Читать «ГРОМОВЫЙ ГУЛ. ПОИСКИ БОГОВ» онлайн - страница 203

Михаил Юрьевич Лохвицкий (Аджук-Гирей)

Выйдя из сакли, он остановился, зажмурившись. Все вокруг блестело, сверкало и переливалось от ослепительных лучей солнца. Стояла всеобъятная тишина, прорезаемая лишь звоном речной воды о лед и камни. Озермес вытер пальцами повлажневшие глаза. Вонзающиеся в небо остроконечные ледяные вершины, казалось, стали выше. Ближайшие горы и леса были одеты в пушистые белые, голубые и розовые одежды. На голове Мухарбека поднималась синеватая папаха. Поляну устилал зеленоватый снежный ковер, на котором темнели следы, оставленные вчера Озермесом и четкие вмятинки, похожие на кружева, от голубиных лапок, возле сакли валялись желтые, примерзшие к земле щепки, а над саклей тонким сизым столбиком поднимался дым.

Утро было безмятежным, спокойным, и Озермес подумал, что и горы, и леса вокруг холодны и равнодушны к тому, что произошло, никак не отзываются на горе, которое он остро ощутил, выйдя из темной сакли на свет. Все было таким же, как обычно, и от того, что на земле не возникло новой жизни, ничто не изменилось и не поблекло. Конечно, и до его сына умирали, не обретя души, и другие рожденные женщиной дети, погибали и птицы, и волчата, и ежата, но разве, разве можно считать такие потери неизбежными и обыденными, не замечать нарушения хода времени, исчезновения тех, кто должен был соединять сегодняшнюю жизнь с завтрашней? Его и Чебахан сын продлевал их жизнь, он мог стать джегуако и воспевать то прекрасное, которое оказалось столь безразличным к его гибели. Понять равнодушие неба и земли к таким потерям было невозможно, как невозможно уяснить, с какой целью Тха послал матери горе, чернее которого ничего не может быть, и почему он, всемогущий, уподобившись скряге, поскупился на душу для младенца. Старики утверждали, что Тха мудр, — однако смертным не дано постичь его мудрость. Неужели мудрость может быть беспощадной и жестокой? Если так, то несущие зло мудрее милосердных людей.

Втянув голову в плечи, Озермес побрел к пещере, достал деревянную лопату, пришел на кладбище, очистил от снега землю возле могил Абадзехи и ее сына — абрек лежал с другой стороны — и, тоскливо поглядев на небо, взялся за топор. Скрипнула дверь сакли. Озермес обернулся, увидел Чебахан, идущую к оврагу с кумганом в руке, и вдруг подумал, что ночью он оказался таким же холодным к своему мертворожденному сыну и к Чебахан, как и снежное безмолвие, окружавшее его.
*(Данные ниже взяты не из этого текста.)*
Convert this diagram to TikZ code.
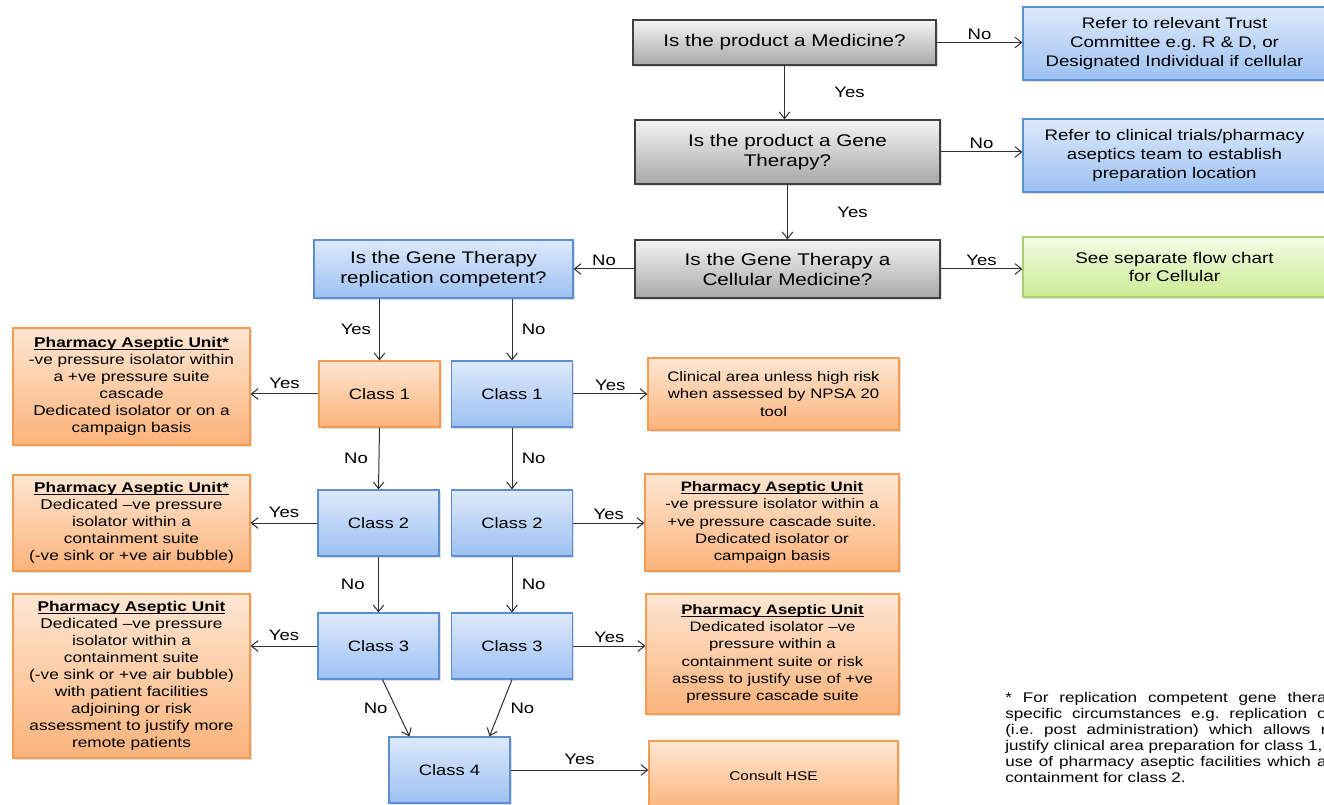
\documentclass[tikz,border=0pt]{standalone}
\usepackage{fontspec}
\setmainfont[FakeStretch=1.22]{Liberation Sans}
\usetikzlibrary{arrows.meta,shadows}
\frenchspacing
\definecolor{qtop}{HTML}{F4F4F4}
\definecolor{qbot}{HTML}{A8A8A8}
\definecolor{qline}{HTML}{404040}
\definecolor{btop}{HTML}{DDE9FB}
\definecolor{bbot}{HTML}{9DC1F3}
\definecolor{bline}{HTML}{5B8FD2}
\definecolor{otop}{HTML}{FEE6D2}
\definecolor{obot}{HTML}{FBB37B}
\definecolor{oline}{HTML}{F59B52}
\definecolor{gtop}{HTML}{F4FBE6}
\definecolor{gbot}{HTML}{CBEC93}
\definecolor{gline}{HTML}{A9D06C}
\definecolor{arrline}{HTML}{303030}
% bold heading, underlined close to the baseline
\newcommand{\unithead}[1]{\setbox0\hbox{\textbf{#1}}\rlap{\rule[-1.4pt]{\wd0}{0.6pt}}\box0}
\tikzset{
  chartbox/.style={draw, align=center, inner sep=1pt, line width=0.9pt,
    drop shadow={shadow xshift=1.4pt, shadow yshift=-1.4pt, opacity=0.25}},
  querybox/.style={chartbox, draw=qline, top color=qtop, bottom color=qbot,
    font=\fontsize{12.7}{15}\selectfont},
  bluebox/.style={chartbox, draw=bline, top color=btop, bottom color=bbot,
    font=\fontsize{11.5}{14}\selectfont},
  greenbox/.style={chartbox, draw=gline, top color=gtop, bottom color=gbot,
    font=\fontsize{11.6}{14}\selectfont},
  orangebox/.style={chartbox, draw=oline, top color=otop, bottom color=obot,
    font=\fontsize{10.6}{12.75}\selectfont},
  classbox/.style={minimum width=90.75pt, minimum height=49.5pt,
    font=\fontsize{11.3}{13}\selectfont},
  advicebox/.style={orangebox, font=\fontsize{10.3}{12.9}\selectfont},
  arr/.style={-{Straight Barb[length=5pt,width=8pt]}, draw=arrline, line width=0.75pt},
  lab/.style={font=\fontsize{11.4}{13}\selectfont, inner sep=2pt},
  notetext/.style={font=\fontsize{10.5}{12}\selectfont, align=left, inner sep=0pt}
}
\begin{document}
\begin{tikzpicture}[x=0.75pt,y=-0.75pt]
  \useasboundingbox (0,0) rectangle (1324,805);
  \clip (0,0) rectangle (1324,805);
  % questions down the middle
  \node[querybox, minimum width=227.25pt, minimum height=33.75pt] (medq) at (784.5,42.5) {Is the product a Medicine?};
  \node[querybox, minimum width=228.75pt, minimum height=48pt] (geneq) at (787.5,152) {Is the product a Gene\\Therapy?};
  \node[querybox, minimum width=228.75pt, minimum height=43.5pt] (cellq) at (787.5,269) {Is the Gene Therapy a\\Cellular Medicine?};
  \node[bluebox, minimum width=194.25pt, minimum height=43.5pt, font=\fontsize{12.6}{15}\selectfont] (replq) at (443.5,269) {Is the Gene Therapy\\replication competent?};
  % outcomes on the right
  \node[bluebox, minimum width=227.25pt, minimum height=54.75pt] (trust) at (1174.5,43.5) {Refer to relevant Trust\\Committee e.g. R \& D, or\\Designated Individual if cellular};
  \node[bluebox, minimum width=227.25pt, minimum height=54.75pt] (trials) at (1174.5,155.5) {Refer to clinical trials/pharmacy\\aseptics team to establish\\preparation location};
  \node[greenbox, minimum width=227.25pt, minimum height=45pt] (sepchart) at (1174.5,267) {See separate flow chart\\for Cellular};
  % class ladders
  \node[orangebox, classbox] (rc1) at (379.5,394) {Class 1};
  \node[bluebox, classbox] (rc2) at (378.5,523) {Class 2};
  \node[bluebox, classbox] (rc3) at (378.5,646) {Class 3};
  \node[bluebox, classbox] (nc1) at (512,394) {Class 1};
  \node[bluebox, classbox] (nc2) at (512,523) {Class 2};
  \node[bluebox, classbox] (nc3) at (512,646) {Class 3};
  \node[bluebox, classbox] (c4) at (449.5,770) {Class 4};
  % left hand advice
  \node[orangebox, minimum width=177.75pt, minimum height=87.75pt] (pau1) at (131.5,386.5) {\unithead{Pharmacy Aseptic Unit*}\\-ve pressure isolator within\\a +ve pressure suite\\cascade\\Dedicated isolator or on a\\campaign basis};
  \node[orangebox, minimum width=177.75pt, minimum height=72pt] (pau2) at (131.5,523) {\unithead{Pharmacy Aseptic Unit*}\\Dedicated –ve pressure\\isolator within a\\containment suite\\(-ve sink or +ve air bubble)};
  \node[orangebox, minimum width=177.75pt, minimum height=123pt] (pau3) at (131.5,676) {\unithead{Pharmacy Aseptic Unit}\\Dedicated –ve pressure\\isolator within a\\containment suite\\(-ve sink or +ve air bubble)\\with patient facilities\\adjoining or risk\\assessment to justify more\\remote patients};
  % right hand advice
  \node[advicebox, minimum width=188.25pt, minimum height=54pt] (clin) at (773.5,394) {Clinical area unless high risk\\when assessed by NPSA 20\\tool};
  \node[advicebox, minimum width=190.5pt, minimum height=72.75pt] (pau4) at (772,522.5) {\unithead{Pharmacy Aseptic Unit}\\-ve pressure isolator within a\\+ve pressure cascade suite.\\Dedicated isolator or\\campaign basis};
  \node[advicebox, minimum width=189.75pt, minimum height=90pt] (pau5) at (772.5,654) {\unithead{Pharmacy Aseptic Unit}\\Dedicated isolator –ve\\pressure within a\\containment suite or risk\\assess to justify use of +ve\\pressure cascade suite};
  \node[advicebox, minimum width=186.75pt, minimum height=52.5pt, font=\fontsize{9.5}{11}\selectfont] (hse) at (773.5,776) {Consult HSE};
  % footnote
  \node[notetext, anchor=north west] (footnote) at (1005,692) {\makebox[241pt][s]{* For replication competent gene thera}\\
    \makebox[241pt][s]{specific circumstances e.g. replication o}\\
    \makebox[241pt][s]{(i.e. post administration) which allows r}\\
    justify clinical area preparation for class 1,\\
    \makebox[241pt][s]{use of pharmacy aseptic facilities which a}\\
    containment for class 2.};
  % connectors
  \draw[arr] (medq.east) -- node[lab, above] {No} (medq.east -| trust.west);
  \draw[arr] (geneq.east) -- node[lab, above] {No} (geneq.east -| trials.west);
  \draw[arr] (cellq.east) -- node[lab, above] {Yes} (cellq.east -| sepchart.west);
  \draw[arr] (cellq.west) -- node[lab, above] {No} (replq.east);
  \draw[arr] (medq.south) -- node[lab, right=35pt] {Yes} (medq.south |- geneq.north);
  \draw[arr] (geneq.south) -- node[lab, right=35pt] {Yes} (cellq.north);
  \draw[arr] (replq.south -| rc1) -- node[lab, left=4pt] {Yes} (rc1.north);
  \draw[arr] (replq.south -| nc1) -- node[lab, right=5pt] {No} (nc1.north);
  \draw[arr] (rc1.south) -- node[lab, left=6pt] {No} (rc2.north);
  \draw[arr] (rc2.south) -- node[lab, left=8pt] {No} (rc3.north);
  \draw[arr] (nc1.south) -- node[lab, right=5pt] {No} (nc2.north);
  \draw[arr] (nc2.south) -- node[lab, right=5pt] {No} (nc3.north);
  \draw[arr] (rc1.west) -- node[lab, above=2pt] {Yes} (rc1.west -| pau1.east);
  \draw[arr] (rc2.west) -- node[lab, above=2pt] {Yes} (pau2.east);
  \draw[arr] (rc3.west) -- node[lab, above=2pt] {Yes} (rc3.west -| pau3.east);
  \draw[arr] (nc1.east) -- node[lab, above] {Yes} (clin.west);
  \draw[arr] (nc2.east) -- node[lab, above] {Yes} (nc2.east -| pau4.west);
  \draw[arr] (nc3.east) -- node[lab, above] {Yes} (nc3.east -| pau5.west);
  \draw[arr] ([xshift=3pt]rc3.south) -- node[lab, left=4pt] {No} ([xshift=-30pt]c4.north);
  \draw[arr] (nc3.south) -- node[lab, right=5pt] {No} ([xshift=30pt]c4.north);
  \draw[arr] (c4.east) -- node[lab, above=2pt] {Yes} (c4.east -| hse.west);
\end{tikzpicture}
\end{document}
Не он ли только что сказал Чебахан, чтобы она не горевала, ибо сможет родить еще не одного ребенка? Закряхтев от озлобления на себя, Озермес яростно взмахнул топором и врубил его в замерзшую землю.

Похоронив не получившего души сына, они больше не говорили о нем. Наверно, потому, что не о чем было вспоминать, ребенок не успел оставить по себе живой памяти.

Безметельная зима протекала ровно, как река на равнине. Припасов, заготовленных осенью, хватало. Да и в силки попадала кое-какая живность, даже клятвопреступница однажды угодила лапой в капкан, и Чебахан, как обычно, принялась обрабатывать пушистый рыжий мех. Когда Озермес заговаривал с ней, она или отмалчивалась, или отвечала коротко и неохотно. Озермес брался за шичепшин, наигрывал и напевал старые шапсугские песни: прополки кукурузы, вызова дождя, лечения оспы или раны. Чебахан, склонив голову к плечу, слушала его, иногда оживлялась, вспоминала подруг либо мать. Но оживления ее хватало только до ночи, на другой день она опять тонула в молчании. Безучастно, как и прежде, воспринимала Чебахан и его ласки. Душа ее все чаще и чаще куда то улетала. Ела она мало, и к тому времени, когда снега стали испаряться к небу и утекать водой, на ее словно таявшем лице виднелись только непомерно большие глаза.